Begin
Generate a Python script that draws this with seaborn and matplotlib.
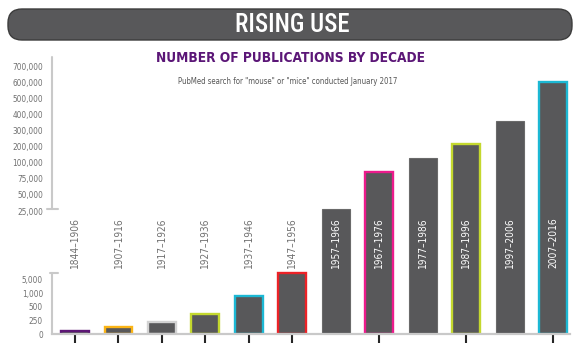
End
Begin
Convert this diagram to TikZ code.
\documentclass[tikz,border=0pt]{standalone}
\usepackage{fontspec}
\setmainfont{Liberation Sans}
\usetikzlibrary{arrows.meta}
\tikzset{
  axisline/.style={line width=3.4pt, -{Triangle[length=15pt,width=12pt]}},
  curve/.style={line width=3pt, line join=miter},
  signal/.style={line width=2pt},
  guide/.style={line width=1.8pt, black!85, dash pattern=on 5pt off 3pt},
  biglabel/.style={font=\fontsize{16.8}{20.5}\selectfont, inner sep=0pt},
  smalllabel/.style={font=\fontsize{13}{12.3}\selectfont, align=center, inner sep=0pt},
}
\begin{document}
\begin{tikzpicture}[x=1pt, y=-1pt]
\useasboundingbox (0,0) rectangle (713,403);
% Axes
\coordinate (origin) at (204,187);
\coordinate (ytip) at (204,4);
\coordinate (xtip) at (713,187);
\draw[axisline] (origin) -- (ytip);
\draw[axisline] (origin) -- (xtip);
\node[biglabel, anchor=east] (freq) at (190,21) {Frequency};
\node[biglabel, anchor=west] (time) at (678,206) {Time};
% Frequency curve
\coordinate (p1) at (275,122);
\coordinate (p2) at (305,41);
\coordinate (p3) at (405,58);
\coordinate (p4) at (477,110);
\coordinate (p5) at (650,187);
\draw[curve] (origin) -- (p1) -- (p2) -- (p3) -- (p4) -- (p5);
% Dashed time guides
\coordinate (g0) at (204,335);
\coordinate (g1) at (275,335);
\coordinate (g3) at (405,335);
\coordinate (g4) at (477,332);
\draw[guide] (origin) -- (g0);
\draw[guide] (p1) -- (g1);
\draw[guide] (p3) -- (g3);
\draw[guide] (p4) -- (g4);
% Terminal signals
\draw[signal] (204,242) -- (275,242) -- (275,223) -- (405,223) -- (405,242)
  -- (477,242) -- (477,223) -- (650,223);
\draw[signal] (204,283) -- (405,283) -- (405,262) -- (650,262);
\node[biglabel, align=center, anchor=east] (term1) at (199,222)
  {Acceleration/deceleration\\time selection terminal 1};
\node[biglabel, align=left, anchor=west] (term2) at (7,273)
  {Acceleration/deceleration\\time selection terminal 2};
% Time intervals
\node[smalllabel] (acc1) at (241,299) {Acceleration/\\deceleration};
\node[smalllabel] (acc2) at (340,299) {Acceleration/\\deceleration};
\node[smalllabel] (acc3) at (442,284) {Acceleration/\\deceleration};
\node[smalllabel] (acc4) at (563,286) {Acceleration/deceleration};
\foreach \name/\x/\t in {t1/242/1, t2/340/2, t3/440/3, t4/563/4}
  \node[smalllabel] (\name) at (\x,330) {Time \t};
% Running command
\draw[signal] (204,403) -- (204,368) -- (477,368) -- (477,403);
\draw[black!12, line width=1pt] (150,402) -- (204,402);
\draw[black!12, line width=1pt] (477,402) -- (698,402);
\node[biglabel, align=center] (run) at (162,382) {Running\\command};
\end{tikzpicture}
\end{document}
End
Begin
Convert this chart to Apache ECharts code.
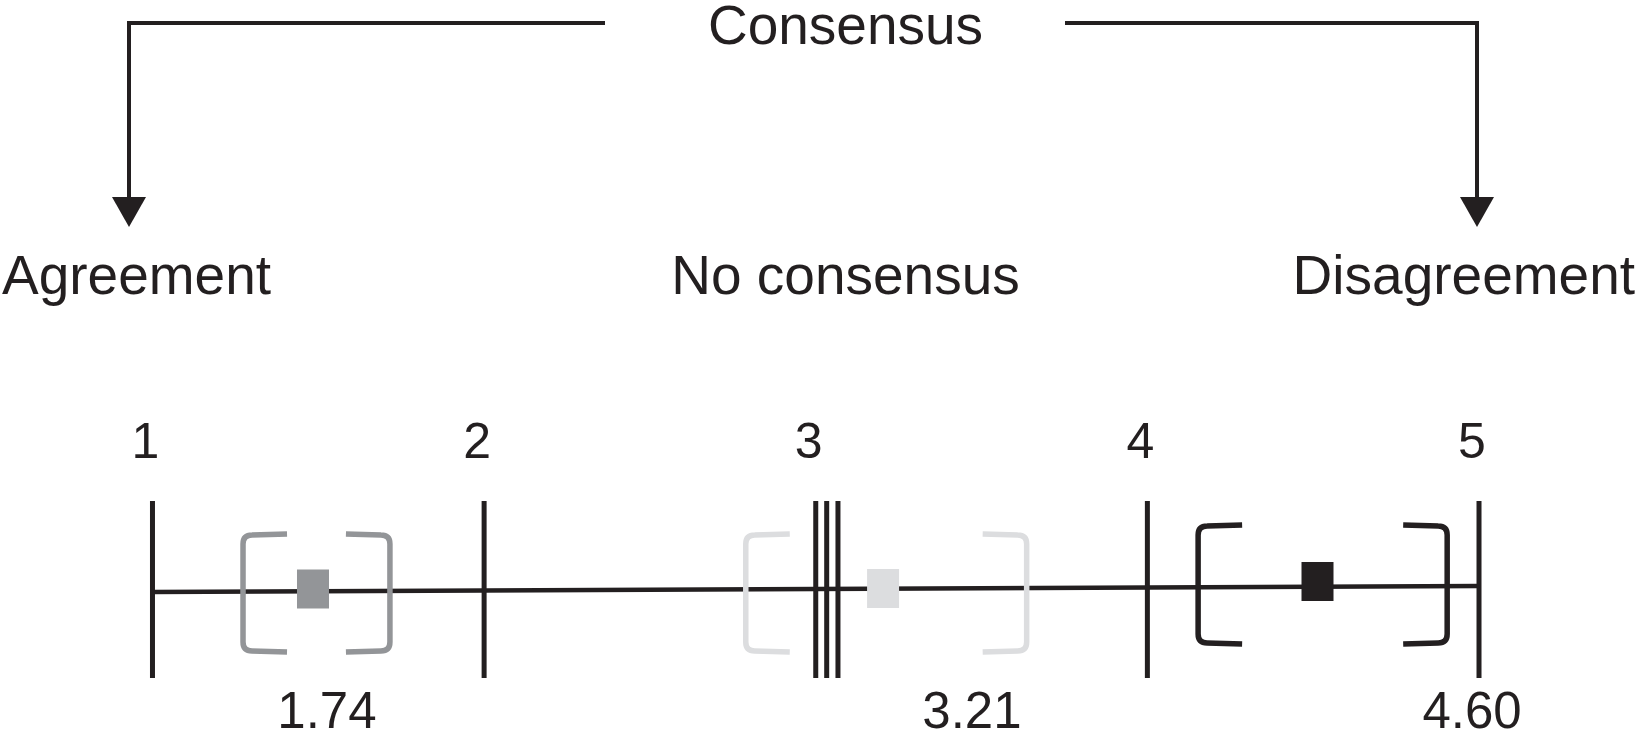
End
◆ **THE REQUEST**
Copy out every line of the data that includes "code".

◆ **SOLUTION TO THIS EXERCISE**
Convert this diagram to TikZ code.
Convert this chart to Apache ECharts code.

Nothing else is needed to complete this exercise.